THE TASK: Set all the material down again unchanged, without the pictures.

DATASET SECTION:
○ ○ ○ ○ ○ ○ ○

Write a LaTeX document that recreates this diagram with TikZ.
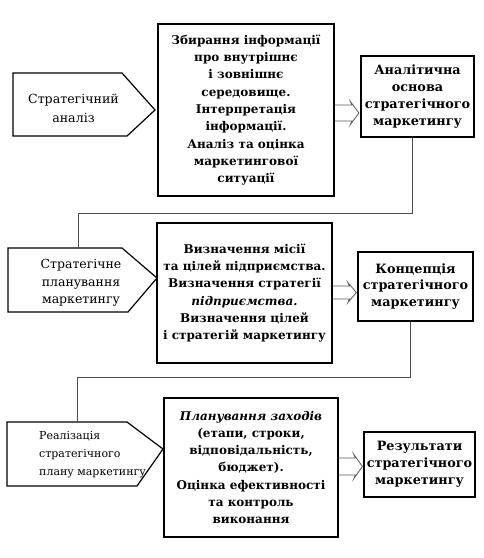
\documentclass[tikz,border=0pt]{standalone}
\usepackage{fontspec}
\setmainfont{DejaVu Serif}
\usetikzlibrary{calc}
\newcommand\hollowarrow[3]{%
  \draw[harrow] ($(#1)+(0,-#3)$) -- ($(#2)+(-7,-#3)$) -- ($(#2)+(-8.5,{-#3-3.5})$) -- (#2)
    -- ($(#2)+(-8.5,{#3+3.5})$) -- ($(#2)+(-7,#3)$) -- ($(#1)+(0,#3)$);}
\begin{document}
\begin{tikzpicture}[x=1pt,y=-1pt,
  bigbox/.style={draw=black, line width=1.2pt, align=center, inner sep=0pt,
    font=\bfseries\fontsize{12}{17.3}\selectfont},
  resbox/.style={draw=black, line width=1.2pt, align=center, inner sep=0pt,
    font=\bfseries\fontsize{12.8}{17}\selectfont},
  ptext/.style={inner sep=0pt},
  pent/.style={draw=black, line width=1.2pt, line join=miter},
  conn/.style={draw=black!70, line width=0.7pt},
  harrow/.style={draw=black!65, line width=0.8pt, line join=miter}]
\useasboundingbox (0,0) rectangle (483,558);

% pentagons
\draw[pent] (13,73) -- (122,73) -- (155,110) -- (127,136) -- (13,136) -- cycle;
\draw[pent] (8,248) -- (122,248) -- (157,278) -- (128,312) -- (8,312) -- cycle;
\draw[pent] (7,422) -- (127,422) -- (163,449) -- (137,486) -- (7,486) -- cycle;
\coordinate (p2top) at (78,248);
\coordinate (p3top) at (77,422);

\node[ptext, align=center, font=\fontsize{12.6}{19}\selectfont] (p1) at (73.5,108)
  {Стратегічний\\аналіз};
\node[ptext, align=center, font=\fontsize{12.5}{17.5}\selectfont] (p2) at (81,283)
  {Стратегічне\\планування\\маркетингу};
\node[ptext, align=left, anchor=west, font=\fontsize{11}{18}\selectfont] (p3) at (39,455)
  {Реалізація\\стратегічного\\плану маркетингу};

% big boxes
\node[bigbox, minimum width=176, minimum height=172] (b1) at (246,110)
  {Збирання інформації\\про внутрішнє\\і зовнішнє\\середовище.\\Інтерпретація\\інформації.\\Аналіз та оцінка\\маркетингової\\ситуації};
\node[bigbox, minimum width=175, minimum height=140] (b2) at (244.5,293)
  {Визначення місії\\та цілей підприємства.\\Визначення стратегії\\\textit{підприємства.}\\Визначення цілей\\і стратегій маркетингу};
\node[bigbox, minimum width=174, minimum height=139] (b3) at (251,467.5)
  {\textit{Планування заходів}\\(етапи, строки,\\відповідальність,\\бюджет).\\Оцінка ефективності\\та контроль\\виконання};

% result boxes
\node[resbox, minimum width=113, minimum height=81] (r1) at (417.5,96.5)
  {Аналітична\\основа\\стратегічного\\маркетингу};
\node[resbox, minimum width=115, minimum height=69, font=\bfseries\fontsize{12.8}{16.5}\selectfont] (r2) at (415.5,286.5)
  {Концепція\\стратегічного\\маркетингу};
\node[resbox, minimum width=111, minimum height=65] (r3) at (419.5,464.5)
  {Результати\\стратегічного\\маркетингу};

% hollow arrows
\coordinate (a1s) at (b1.east |- 0,113);
\coordinate (a1e) at ($(r1.west |- 0,113)+(-1.5,0)$);
\coordinate (a2s) at (b2.east |- 0,292.5);
\coordinate (a2e) at ($(r2.west |- 0,292.5)+(-1,0)$);
\coordinate (a3s) at (b3.east |- 0,466.5);
\coordinate (a3e) at ($(r3.west |- 0,466.5)+(-1,0)$);
\hollowarrow{a1s}{a1e}{8}
\hollowarrow{a2s}{a2e}{6.5}
\hollowarrow{a3s}{a3e}{8.5}

% connectors
\draw[conn] ([xshift=-5.5pt]r1.south) -- ++(0,76) -| (p2top);
\draw[conn] ([xshift=-5.5pt]r2.south) -- ++(0,56) -| (p3top);
\end{tikzpicture}
\end{document}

○ ○ ○ ○ ○ ○ ○

ANSWER:
Write a LaTeX document that recreates this diagram with TikZ.
\documentclass[tikz,border=0pt]{standalone}
\usepackage{fontspec}
\setmainfont{DejaVu Serif}
\usetikzlibrary{calc}
\newcommand\hollowarrow[3]{%
  \draw[harrow] ($(#1)+(0,-#3)$) -- ($(#2)+(-7,-#3)$) -- ($(#2)+(-8.5,{-#3-3.5})$) -- (#2)
    -- ($(#2)+(-8.5,{#3+3.5})$) -- ($(#2)+(-7,#3)$) -- ($(#1)+(0,#3)$);}
\begin{document}
\begin{tikzpicture}[x=1pt,y=-1pt,
  bigbox/.style={draw=black, line width=1.2pt, align=center, inner sep=0pt,
    font=\bfseries\fontsize{12}{17.3}\selectfont},
  resbox/.style={draw=black, line width=1.2pt, align=center, inner sep=0pt,
    font=\bfseries\fontsize{12.8}{17}\selectfont},
  ptext/.style={inner sep=0pt},
  pent/.style={draw=black, line width=1.2pt, line join=miter},
  conn/.style={draw=black!70, line width=0.7pt},
  harrow/.style={draw=black!65, line width=0.8pt, line join=miter}]
\useasboundingbox (0,0) rectangle (483,558);

% pentagons
\draw[pent] (13,73) -- (122,73) -- (155,110) -- (127,136) -- (13,136) -- cycle;
\draw[pent] (8,248) -- (122,248) -- (157,278) -- (128,312) -- (8,312) -- cycle;
\draw[pent] (7,422) -- (127,422) -- (163,449) -- (137,486) -- (7,486) -- cycle;
\coordinate (p2top) at (78,248);
\coordinate (p3top) at (77,422);

\node[ptext, align=center, font=\fontsize{12.6}{19}\selectfont] (p1) at (73.5,108)
  {Стратегічний\\аналіз};
\node[ptext, align=center, font=\fontsize{12.5}{17.5}\selectfont] (p2) at (81,283)
  {Стратегічне\\планування\\маркетингу};
\node[ptext, align=left, anchor=west, font=\fontsize{11}{18}\selectfont] (p3) at (39,455)
  {Реалізація\\стратегічного\\плану маркетингу};

% big boxes
\node[bigbox, minimum width=176, minimum height=172] (b1) at (246,110)
  {Збирання інформації\\про внутрішнє\\і зовнішнє\\середовище.\\Інтерпретація\\інформації.\\Аналіз та оцінка\\маркетингової\\ситуації};
\node[bigbox, minimum width=175, minimum height=140] (b2) at (244.5,293)
  {Визначення місії\\та цілей підприємства.\\Визначення стратегії\\\textit{підприємства.}\\Визначення цілей\\і стратегій маркетингу};
\node[bigbox, minimum width=174, minimum height=139] (b3) at (251,467.5)
  {\textit{Планування заходів}\\(етапи, строки,\\відповідальність,\\бюджет).\\Оцінка ефективності\\та контроль\\виконання};

% result boxes
\node[resbox, minimum width=113, minimum height=81] (r1) at (417.5,96.5)
  {Аналітична\\основа\\стратегічного\\маркетингу};
\node[resbox, minimum width=115, minimum height=69, font=\bfseries\fontsize{12.8}{16.5}\selectfont] (r2) at (415.5,286.5)
  {Концепція\\стратегічного\\маркетингу};
\node[resbox, minimum width=111, minimum height=65] (r3) at (419.5,464.5)
  {Результати\\стратегічного\\маркетингу};

% hollow arrows
\coordinate (a1s) at (b1.east |- 0,113);
\coordinate (a1e) at ($(r1.west |- 0,113)+(-1.5,0)$);
\coordinate (a2s) at (b2.east |- 0,292.5);
\coordinate (a2e) at ($(r2.west |- 0,292.5)+(-1,0)$);
\coordinate (a3s) at (b3.east |- 0,466.5);
\coordinate (a3e) at ($(r3.west |- 0,466.5)+(-1,0)$);
\hollowarrow{a1s}{a1e}{8}
\hollowarrow{a2s}{a2e}{6.5}
\hollowarrow{a3s}{a3e}{8.5}

% connectors
\draw[conn] ([xshift=-5.5pt]r1.south) -- ++(0,76) -| (p2top);
\draw[conn] ([xshift=-5.5pt]r2.south) -- ++(0,56) -| (p3top);
\end{tikzpicture}
\end{document}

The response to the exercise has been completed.